Grandes gueules

L’amour est mort

Lorsque j’ai appris le départ des Expos, j’ai pensé à mon père, décédé depuis 22 ans. J’ai pensé à lui, car il aimait passionnément le baseball, mais surtout parce que c’est ce sport qui nous a rapprochés durant les dernières années de sa vie.

J’étais une amatrice de hockey depuis mon enfance, mais je n’embarquais pas avec le baseball. Puis, en écoutant mon père me décrire les bons jeux et en le voyant si emballé, j’y ai pris goût, j’ai attrapé "la fièvre", comme disait le fameux slogan du début des années 80. Fille unique et cadette d’une famille de quatre, c’est moi qui écoutais le plus souvent les matchs avec lui à la télévision et qui l’accompagnais au Stade olympique, même que, souvent, c’est moi qui lui demandais d’y aller! J’ai assisté avec lui à plusieurs parties durant les années de gloire, de 1979 à 1981, et au Match des étoiles à Montréal en 1982. J’étais au stade au début de la saison de 1982 lorsque le drapeau de championnat de la saison écourtée par la grève de 1981 a été hissé. Et je n’oublierai jamais les matchs de fin de saison fébriles de 1980 où l’équipe est venue à un cheveu, ou plutôt à un releveur de qualité, de remporter le championnat de la division. Quels joueurs nous avions à ce moment! Qui peut oublier les exploits, entre autres, de Tim Raines, Gary Carter, André Dawson et Bill Gullickson? Et que dire de l’atmosphère incroyable qui régnait au stade! Il y avait une telle ardeur durant la partie, et au retour dans le métro, alors que des foules immenses de plus de 40 000 personnes partageaient le même espoir, la même exaltation, le même délire. Il n’y avait pas de barrières linguistiques ou politiques, tous étaient unis par le sport. Mon père a été diagnostiqué du cancer au cours de l’été 1982. Durant son séjour à l’hôpital, pendant les périodes où il était seul, les matchs des Expos lui ont changé les idées. Lorsque mes oncles venaient lui rendre visite, ils pestaient ensemble contre Larry Parrish, Steve Rogers et Stan Bahnsen, et ils vantaient Bill Gullickson et Tim Raines. Le temps que je passais avec lui, quand il y avait un creux dans la conversation ou que j’étais incapable de parler de sa maladie ou de sa mort imminente, on parlait de "nos amours".

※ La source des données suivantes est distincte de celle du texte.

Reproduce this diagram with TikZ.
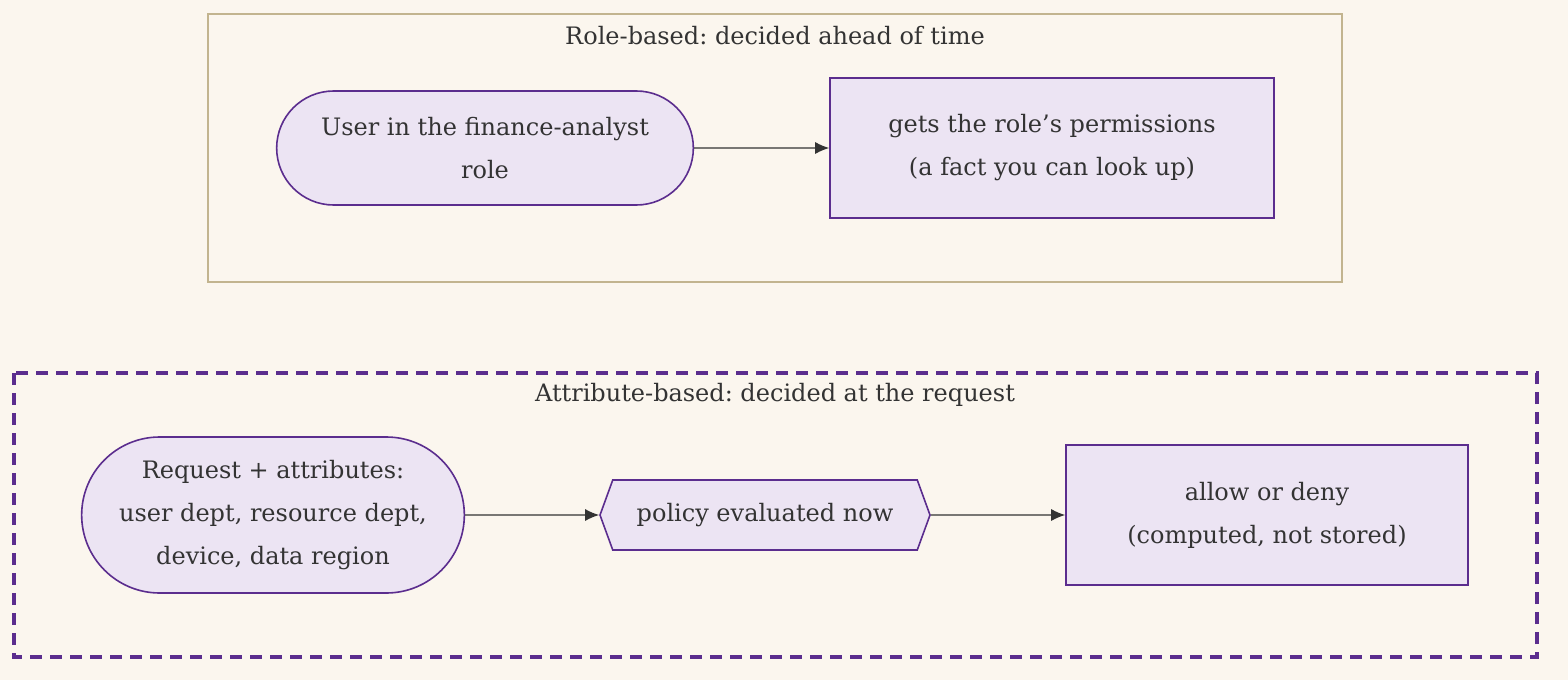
\documentclass[tikz,border=0pt]{standalone}
\usepackage{fontspec}
\setmainfont{DejaVu Serif}
\frenchspacing
\usetikzlibrary{positioning, calc, shapes.misc, shapes.symbols, arrows.meta}
\definecolor{bgcol}{HTML}{FBF6EE}
\definecolor{nodefill}{HTML}{ECE4F3}
\definecolor{nodeline}{HTML}{5B2D8E}
\definecolor{framecol}{HTML}{C2B48F}
\definecolor{txt}{HTML}{333333}
\tikzset{stadium/.style={rounded rectangle, draw=nodeline, fill=nodefill, thick, text=txt, align=center, font=\fontsize{12}{21.5}\selectfont}}
\tikzset{factbox/.style={rectangle, draw=nodeline, fill=nodefill, thick, text=txt, align=center, font=\fontsize{12}{21.5}\selectfont}}
\tikzset{policy/.style={signal, signal to=west and east, signal pointer angle=140, draw=nodeline, fill=nodefill, thick, text=txt, font=\fontsize{12}{21.5}\selectfont}}
\tikzset{flow/.style={-{Latex[length=7pt,width=6pt]}, draw=txt, semithick}}
\begin{document}
\begin{tikzpicture}[x=0.5pt, y=-0.5pt]
      \fill[bgcol] (0,0) rectangle (1568,680);
      \useasboundingbox (0,0) rectangle (1568,680);

      % role-based frame
      \draw[framecol, thick] (208,14) rectangle (1342,282);
      \node[text=txt, font=\fontsize{12}{16}\selectfont] (roletitle) at (775,36) {Role-based: decided ahead of time};

      \node[stadium, minimum width=215pt, minimum height=57pt] (user) at (485,148) {User in the finance-analyst\\role};
      \node[factbox, minimum width=222pt, minimum height=70pt] (perms) at (1052,148) {gets the role's permissions\\(a fact you can look up)};
      \draw[flow] (user) -- (perms);

      % attribute-based frame
      \draw[nodeline, line width=1.6pt, dash pattern=on 6pt off 4pt] (14,373) rectangle (1537,657);
      \node[text=txt, font=\fontsize{12}{16}\selectfont] (attrtitle) at (775,395) {Attribute-based: decided at the request};

      \node[stadium, minimum width=198pt, minimum height=78pt] (request) at (273,515) {Request + attributes:\\user dept, resource dept,\\device, data region};
      \node[policy, minimum width=165pt, minimum height=35pt, inner sep=1pt] (policy) at (765,515) {policy evaluated now};
      \node[factbox, minimum width=201pt, minimum height=70pt] (decision) at (1267,515) {allow or deny\\(computed, not stored)};
      \draw[flow] (request) -- (policy);
      \draw[flow] (policy) -- (decision);
\end{tikzpicture}
\end{document}
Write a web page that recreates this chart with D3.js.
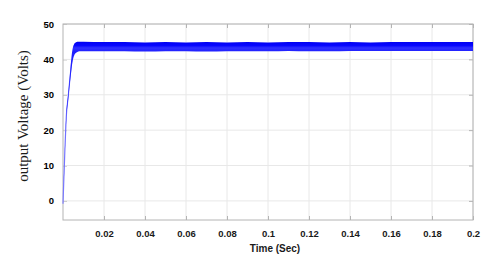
<!DOCTYPE html>
<html><head><meta charset="utf-8">
<script src="https://cdn.jsdelivr.net/npm/d3@7"></script>
<style>body{margin:0;background:#fff}svg{display:block}</style>
</head><body>
<svg id="c" width="494" height="264"></svg>
<script>
// time (s), upper and lower envelope of the output voltage band (V)
const time  = [0, 0.0005, 0.001, 0.0016, 0.0025, 0.0032, 0.0038, 0.0043, 0.0048, 0.0054, 0.0062, 0.007, 0.008, 0.01, 0.02, 0.03, 0.04, 0.05, 0.06, 0.07, 0.08, 0.09, 0.1, 0.11, 0.12, 0.13, 0.14, 0.15, 0.16, 0.17, 0.18, 0.19, 0.2];
const upper = [-0.8, 8, 16, 24.5, 30, 34.5, 38.5, 41.5, 43.3, 44.3, 44.8, 45, 45, 45, 44.9, 44.9, 44.8, 44.9, 44.8, 44.9, 44.8, 44.9, 44.8, 44.9, 44.9, 44.8, 44.9, 44.8, 44.9, 44.9, 44.9, 44.9, 44.9];
const lower = [-0.8, 7, 15, 23, 28.5, 32.5, 35.5, 38, 39.8, 41, 41.8, 42.1, 42.3, 42.3, 42.3, 42.3, 42.2, 42.3, 42.3, 42.2, 42.3, 42.3, 42.3, 42.4, 42.3, 42.3, 42.4, 42.4, 42.4, 42.4, 42.4, 42.4, 42.4];
const xTicks = [0.02, 0.04, 0.06, 0.08, 0.1, 0.12, 0.14, 0.16, 0.18, 0.2];
const xTickLabels = ["0.02","0.04","0.06","0.08","0.1","0.12","0.14","0.16","0.18","0.2"];
const yTicks = [0, 10, 20, 30, 40, 50];
const yTickLabels = ["0","10","20","30","40","50"];

const svg = d3.select("#c");
const L = 63, R = 473, T = 24, B = 220;
const x = d3.scaleLinear().domain([0, 0.2]).range([L, R]);
const y = d3.scaleLinear().domain([-5.4, 50]).range([B, T]);
const FONT = "Liberation Sans, Arial, sans-serif";

// y axis title
svg.append("text").attr("transform", "translate(28,116) rotate(-90)").attr("text-anchor", "middle")
  .attr("font-family", "Liberation Serif, Times New Roman, serif")
  .attr("font-size", 15).attr("fill", "#1a1a1a").text("output Voltage (Volts)");

// left axis with labels (same construction that rendered all labels in testing)
const axL = svg.append("g").attr("transform", `translate(${L},0)`)
  .call(d3.axisLeft(y).tickValues(yTicks).tickFormat((d, i) => yTickLabels[i]).tickSizeInner(-4).tickSizeOuter(0).tickPadding(9));
axL.selectAll(".tick text").attr("font-family", FONT)
  .attr("font-weight", "bold").attr("font-size", 9.5).attr("fill", "#000");

// grid
const g = svg.append("g");
g.selectAll("line.gx").data(xTicks).join("line").attr("class", "gx")
  .attr("x1", d => x(d)).attr("x2", d => x(d)).attr("y1", T).attr("y2", B)
  .attr("stroke", "#e8e8e8").attr("stroke-width", 1);
g.selectAll("line.gy").data(yTicks).join("line").attr("class", "gy")
  .attr("x1", L).attr("x2", R).attr("y1", d => y(d)).attr("y2", d => y(d))
  .attr("stroke", "#e8e8e8").attr("stroke-width", 1);

// box
svg.append("rect").attr("x", L).attr("y", T).attr("width", R - L).attr("height", B - T)
  .attr("fill", "none").attr("stroke", "#b4b4b4").attr("stroke-width", 1);

// other axes with inward ticks
const axB = svg.append("g").attr("transform", `translate(0,${B})`)
  .call(d3.axisBottom(x).tickValues(xTicks).tickFormat((d, i) => xTickLabels[i]).tickSizeInner(-4).tickSizeOuter(0).tickPadding(10));
const axT = svg.append("g").attr("transform", `translate(0,${T})`)
  .call(d3.axisTop(x).tickValues(xTicks).tickFormat(() => "").tickSizeInner(-4).tickSizeOuter(0));
const axR = svg.append("g").attr("transform", `translate(${R},0)`)
  .call(d3.axisRight(y).tickValues(yTicks).tickFormat(() => "").tickSizeInner(-4).tickSizeOuter(0));
[axB, axT, axL, axR].forEach(a => {
  a.select(".domain").remove();
  a.selectAll(".tick line").attr("stroke", "#b4b4b4");
});
axB.selectAll(".tick text").attr("font-family", FONT)
  .attr("font-weight", "bold").attr("font-size", 9.5).attr("fill", "#1a1a1a");

// signal band
const defs = svg.append("defs");
const grad = defs.append("linearGradient").attr("id", "bandgrad")
  .attr("gradientUnits", "userSpaceOnUse").attr("x1", 0).attr("x2", 0)
  .attr("y1", y(45)).attr("y2", y(42.3));
grad.append("stop").attr("offset", 0).attr("stop-color", "#0000f0");
grad.append("stop").attr("offset", 0.4).attr("stop-color", "#0808ff");
grad.append("stop").attr("offset", 0.65).attr("stop-color", "#3030ff");
grad.append("stop").attr("offset", 1).attr("stop-color", "#2020ff");

const data = time.map((t, i) => ({t, u: upper[i], l: lower[i]}));
const rise = data.filter(d => d.t <= 0.0043);
svg.append("path").datum(rise)
  .attr("d", d3.line().curve(d3.curveMonotoneX).x(d => x(d.t)).y(d => y((d.u + d.l) / 2)))
  .attr("fill", "none").attr("stroke", "#8080ff").attr("stroke-width", 1.2);
svg.append("path").datum(data)
  .attr("d", d3.area().curve(d3.curveMonotoneX).x(d => x(d.t)).y0(d => y(d.l)).y1(d => y(d.u)))
  .attr("fill", "url(#bandgrad)");

// x axis title
svg.append("text").attr("x", 275).attr("y", 252).attr("text-anchor", "middle")
  .attr("font-family", FONT).attr("font-weight", "bold")
  .attr("font-size", 10).attr("fill", "#1a1a1a").text("Time (Sec)");
</script>
</body></html>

Après la mort de mon père, j’ai continué, par périodes, d’être une fan et d’assister aux matchs des Expos à Montréal. Puis, comme beaucoup d’amateurs, en raison de la piètre performance de l’équipe, de la perte de beaucoup de joueurs-vedettes et du manque de visibilité du club dans les médias, j’ai perdu le goût, la fièvre est partie.

L’histoire des Expos de Montréal ressemble à une histoire d’amour. Au début de leur existence, on était tellement heureux de les avoir à Montréal que le simple fait d’assister à un match au Parc Jarry était suffisant, on n’en demandait pas plus. Puis, comme en amour, avec le temps, on est devenus de plus en plus exigeants. On a vécu des moments de grande exaltation et des moments de déception. Et puis, l’amour est mort.